Wir sind noch immer fasziniert von dem großen schwarzen Krater. Und unsere ungeklärte Beziehung zu unserer Vergangenheit macht uns unfähig zur Zukunft. Unser politisches Denken hat sich im Laufe der Jahrzehnte erschöpft. Trauma erstickt Kreativität. Wir finden im sog. demokratischen Spektrum keine Ideen mehr, mit deren Hilfe wir unsere multiplen Krisen lösen könnten. Wir drehen uns im Kreis. Und wenn jemand es wagt, unsere Faszination in Frage zu stellen, reagieren wir panisch und verteufeln ihn, wie möglicherweise hilfreich seine Konzepte auch immer sein mögen. Man will ja unbedingt gut sein und darf sich darum mit denen da, die aus dem Krater gekrochen kamen, keinesfalls nur im Geringsten gemein machen. Kurz: Das unerlöste Trauma fliegt uns um die Ohren. Schau hin, hör zu, jedem, und entscheide selbst, wo die Wahrheit ist!

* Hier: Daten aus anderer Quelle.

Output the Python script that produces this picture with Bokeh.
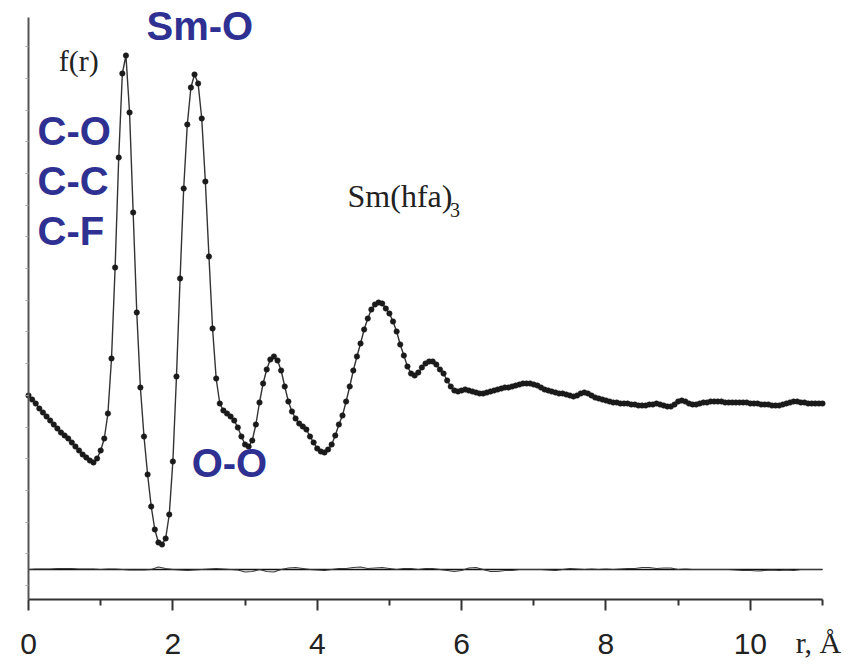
import numpy as np
from bokeh.plotting import figure
from bokeh.models import FixedTicker, Label, Range1d
from bokeh.embed import file_html
from bokeh.resources import INLINE

# ---- data (f(r) in arbitrary units, r in Angstrom) ----
r = np.round(np.arange(221) * 0.05, 2)
f_r = [
    8, 4, 0, -5, -9, -13, -17, -21, -25, -29, -32, -35, -39, -43, -47, -51, -54, -57, -59, -55,
    -47, -35, -10, 45, 136, 246, 330, 348, 291, 191, 91, 16, -33, -71, -103, -126, -139, -141, -135, -111,
    -58, 27, 125, 215, 279, 316, 329, 320, 285, 222, 147, 75, 25, 0, -7, -10, -13, -17, -24, -33,
    -41, -43, -37, -21, 1, 20, 34, 44, 47, 43, 33, 17, 2, -8, -15, -20, -23, -26, -33, -39,
    -45, -48, -49, -46, -41, -32, -21, -12, 2, 17, 33, 47, 60, 74, 85, 94, 99, 101, 100, 95,
    90, 82, 72, 59, 48, 37, 30, 28, 31, 36, 40, 42, 42, 39, 34, 30, 23, 17, 13, 12,
    13, 14, 13, 12, 11, 10, 10, 11, 12, 13, 14, 15, 16, 16, 17, 18, 19, 20, 20, 20,
    19, 18, 16, 14, 13, 12, 11, 10, 10, 9, 8, 7, 8, 10, 11, 10, 8, 6, 5, 4,
    3, 2, 1, 1, 0, 0, 0, -1, -1, -2, -2, -2, -1, -1, 0, -1, -2, -3, -3, -1,
    2, 3, 2, 0, -1, -1, 0, 1, 1, 2, 2, 2, 2, 1, 1, 1, 1, 1, 1, 1,
    0, 0, 0, -1, -1, -1, -2, -2, -2, -1, 0, 1, 2, 2, 1, 1, 0, 0, 0, 0,
    0,
]
r_diff = np.round(np.arange(111) * 0.1, 1)
diff = [
    0, 0.5, 0.5, 0.5, 1, 1, 1, 0.5, 0.5, 0.5,
    0, 0.5, 0.5, 0, -0.5, -0.5, -0.5, 0, 2.5, 1,
    0, -0.5, -1, -0.5, 0, 0.5, 1, 0.5, 0, -0.5,
    -2.5, -2, 0, -2, -2.5, 0, 1.5, 2, 1, 0,
    -0.5, -1, 0, 1, 1, 2, 2.5, 1, 1.5, 2,
    1, 0, 1, 1, 0, 1, 1, 0, -1, -2,
    -1, 1.5, 2, 0, -2, -2, -1, -1, 0, 0,
    0, 0, -0.5, -1, 0, 1, 0.5, 0, 0.5, 0,
    0.5, 0, 0.5, 1, 1, 2, 2, 1, 1.5, 1.5,
    0, 0.5, 0, 0, 0, 0, 0, 0, -0.5, -1,
    -1, -1.5, -1, -0.5, -1, -0.5, -1, 0, 0, 0,
    0,
]
diff_offset = -166
x_ticks = [0, 2, 4, 6, 8, 10]
x_minor = [1, 3, 5, 7, 9, 11]
r_bounds = (0, 11)
f_bounds = (-196, 386)

assert len(f_r) == len(r)
assert len(diff) == len(r_diff)

BLUE = "#2E3192"

# frame covers the whole canvas; axes are drawn at fixed locations inside it
p = figure(width=861, height=666, output_backend="svg", toolbar_location=None,
           x_range=Range1d(-28 / 72.18, 11 + 39 / 72.18), y_range=Range1d(-263, 403),
           min_border=0, min_border_left=0, min_border_right=0,
           min_border_top=0, min_border_bottom=0)
p.outline_line_color = None
p.grid.visible = False
p.background_fill_color = "white"

# difference curve and its baseline
p.line([0, 11], [diff_offset, diff_offset], line_color="#111111", line_width=1.6)
p.line(r_diff, np.array(diff) + diff_offset, line_color="#3a3a3a", line_width=1.2)

# f(r)
p.line(r, f_r, line_color="#333333", line_width=1.4)
p.scatter(r, f_r, size=5.5, marker="circle", fill_color="#1a1a1a", line_color="#1a1a1a", line_width=0.5)

# x axis
xa = p.xaxis[0]
xa.fixed_location = f_bounds[0]
xa.bounds = r_bounds
xa.ticker = FixedTicker(ticks=x_ticks, minor_ticks=x_minor)
xa.axis_line_width = 2
xa.axis_line_color = "#333333"
xa.major_tick_line_color = "#333333"
xa.major_tick_line_width = 2
xa.major_tick_out = 11
xa.major_tick_in = 0
xa.minor_tick_line_color = "#333333"
xa.minor_tick_line_width = 2
xa.minor_tick_out = 6
xa.minor_tick_in = 0
xa.major_label_text_font = "Liberation Sans"
xa.major_label_text_font_size = "30px"
xa.major_label_text_color = "#222222"
xa.major_label_standoff = 23

# y axis (tick marks only, no labels)
y_tick_pos = [float(v) for v in np.round(np.arange(-182, 386, 31.7), 1)]
ya = p.yaxis[0]
ya.fixed_location = r_bounds[0]
ya.bounds = f_bounds
ya.ticker = FixedTicker(ticks=y_tick_pos, minor_ticks=[])
ya.major_label_overrides = {v: "" for v in y_tick_pos}
ya.axis_line_width = 2
ya.axis_line_color = "#555555"
ya.major_tick_line_color = "#aaaaaa"
ya.major_tick_line_width = 1
ya.major_tick_out = 3
ya.major_tick_in = 0
ya.major_label_standoff = 0

def lab(x, y, text, font, size, color, style="normal"):
    p.add_layout(Label(x=x, y=y, text=text, text_font=font, text_font_size=size,
                       text_color=color, text_font_style=style, text_baseline="alphabetic",
                       text_align="left"))

lab(1.635, 378, "Sm-O", "Liberation Sans", "40px", BLUE, "bold")
lab(0.125, 273, "C-O", "Liberation Sans", "40px", BLUE, "bold")
lab(0.125, 223, "C-C", "Liberation Sans", "40px", BLUE, "bold")
lab(0.125, 173, "C-F", "Liberation Sans", "40px", BLUE, "bold")
lab(2.26, -59, "O-O", "Liberation Sans", "40px", BLUE, "bold")
lab(0.42, 343, "f(r)", "Liberation Serif", "30px", "#222222")
lab(4.42, 208, "Sm(hfa)", "Liberation Serif", "32px", "#222222")
lab(5.84, 194, "3", "Liberation Serif", "20px", "#222222")
lab(10.63, -239, "r, Å", "Liberation Serif", "30px", "#222222")

open("out.html", "w").write(file_html(p, INLINE))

So k0nnte es dazu kommen, dass ein Minister der Bundesrepublik sagt, er habe mit Deutschland noch nie etwas anfangen können und fände Patriotismus zum Kotzen. Ich möchte dagegenstellen: Patriotismus ist die Selbstliebe der Völker. Und so, wie ich als Individuum meine Traumata heilen kann und mich schließlich mit meiner Vergangenheit versöhnen und Frieden schließen kann mit mir, wie ich nun einmal geworden bin, mich selbst lieben und wertschätzen mit meinen Stärken und Schwächen, so sollten wir das als Volk auch tun. Wir wissen inzwischen genug über Traumaheilung. Wir könnten erkennen, dass unsere bisherige Praxis, da es kein Jenseits-davon, kein Darüber-hinaus geben durfte, nichts Gutes erreichen konnte, sondern eventuell sogar eine Art Retraumatisierung verursacht hat. Wir können uns durch unser Trauma hindurcharbeiten, bis wir die gute Essenz Deutschlands wieder wahrnehmen können – was wir uns dann auch erlauben dürfen. Dann könnten wir den derzeitigen Marasmus hinter uns lassen und friedensfähig nach innen und außen werden und ein wahrhaft demokratisches Gemeinwesen verwirklichen.